Chris Hedges On Debt And Exploitation
Chris Hedges – a former minister and foreign correspondent — has described himself as a socialist and anarchist. His interviews and blog posts are always stimulating.
He points out:
“Workers who are unable to meet their debts are far more likely to remain submissive and compliant.
Debt peonage has always been a form of political control:
1. Native Americans, who were forced by the U.S. government onto tribal agencies, were required to buy their goods on credit at the agency stores.
2. Coal miners in southern West Virginia and Kentucky were paid in scrip by the coal companies — and kept in perpetual debt servitude by the company store.
3. African-Americans in the cotton fields in the South were forced to borrow during the agricultural season from their white landlords for their seed and farm equipment — creating a life of perpetual debt.
Being a member of the today’s working poor, as the late Barbara Ehrenreich chronicled in her book “Nickel and Dimed,” is “acute distress… It is a daily and weekly lurching from crisis to crisis. The stress, the suffering, the humiliation and the job insecurity means that workers are reduced to doing little more than eating, sleeping—never enough—and working.
“When someone works for less pay than she can live on—when she goes hungry so that you can eat more cheaply and conveniently—then she has made a great sacrifice for you…. she has made you a gift of some part of her abilities, her health, and her life.
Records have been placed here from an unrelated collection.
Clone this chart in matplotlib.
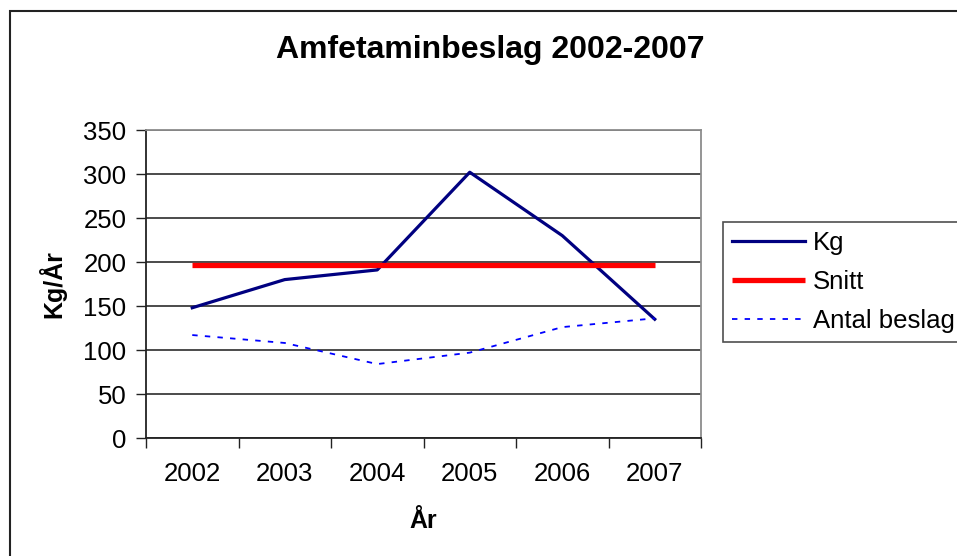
import numpy as np
import matplotlib.pyplot as plt
from matplotlib.patches import Rectangle

years = ["2002", "2003", "2004", "2005", "2006", "2007"]
kg = [148, 180, 191, 302, 230, 135]
snitt = [197, 197, 197, 197, 197, 197]
antal_beslag = [117, 108, 84, 97, 126, 136]

plt.rcParams['font.family'] = ['Liberation Sans', 'DejaVu Sans']

W, H = 957, 556
fig = plt.figure(figsize=(W / 100, H / 100), dpi=100)

# outer chart border (runs off the right and bottom edges)
fig.patches.append(Rectangle((10 / W, -0.05), 1.1, 1 - 11 / H + 0.05,
                             transform=fig.transFigure, fill=False,
                             edgecolor='#222222', linewidth=1.5))

left, right, top, bottom = 146, 701, 130, 438
ax = fig.add_axes([left / W, 1 - bottom / H, (right - left) / W, (bottom - top) / H])

x = np.arange(len(years))
ax.plot(x, kg, color='#000080', linewidth=2.3, label='Kg', zorder=3)
ax.plot(x, snitt, color='#FF0000', linewidth=3.8, label='Snitt', zorder=3,
        solid_capstyle='butt')
ax.plot(x, antal_beslag, color='#0000FF', linewidth=1.3, linestyle=(0, (3, 4)),
        label='Antal beslag', zorder=3)

ax.set_xlim(-0.5, len(years) - 0.5)
ax.set_ylim(0, 350)
ax.set_yticks(np.arange(0, 351, 50))
ax.yaxis.grid(True, color='#1a1a1a', linewidth=1.1)
ax.set_axisbelow(True)

ax.set_xticks(np.arange(-0.5, len(years), 1))
ax.set_xticklabels([])
ax.set_xticks(x, minor=True)
ax.set_xticklabels(years, minor=True)
ax.tick_params(axis='x', which='minor', length=0, pad=17, labelsize=18.5)
ax.tick_params(axis='x', which='major', length=7, width=1, color='#222222')
ax.tick_params(axis='y', length=7, width=1, color='#222222', labelsize=18.5, pad=7)

for side in ['top', 'right']:
    ax.spines[side].set_color('#8c8c8c')
    ax.spines[side].set_linewidth(1.3)
for side in ['left', 'bottom']:
    ax.spines[side].set_color('#222222')
    ax.spines[side].set_linewidth(1.3)

ax.set_xlabel('År', fontsize=18, fontweight='bold', labelpad=17)
ax.set_ylabel('Kg/År', fontsize=18, fontweight='bold', labelpad=12)

fig.text(490 / W, 1 - 50 / H, 'Amfetaminbeslag 2002-2007', fontsize=23,
         fontweight='bold', ha='center', va='center')

leg = fig.legend(loc='upper left', bbox_to_anchor=(723 / W, 1 - 222 / H),
                 fontsize=18.5, frameon=True, fancybox=False, handlelength=2.85,
                 handletextpad=0.3, borderpad=0.35, labelspacing=0.58,
                 borderaxespad=0)
leg.get_frame().set_edgecolor('#222222')
leg.get_frame().set_linewidth(1.2)

fig.savefig('out.png', dpi=100)
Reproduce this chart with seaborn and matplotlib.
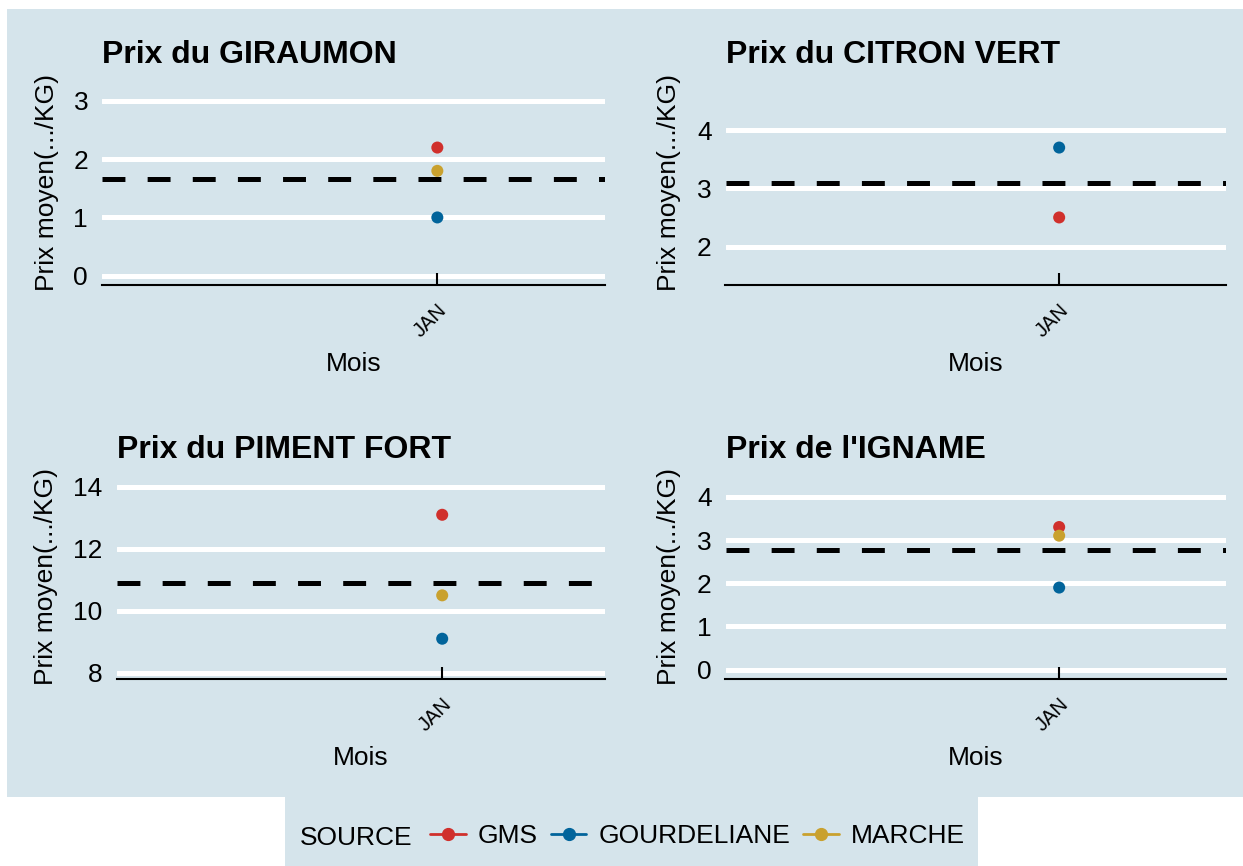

The “working poor,” are in fact the major philanthropists of our society. They neglect their own children so that the children of others will be cared for; they live in substandard housing so that other homes will be shiny and perfect; they endure privation so that inflation will be low and stock prices high
To be a member of the working poor is to be an anonymous donor, a nameless benefactor, to everyone else.”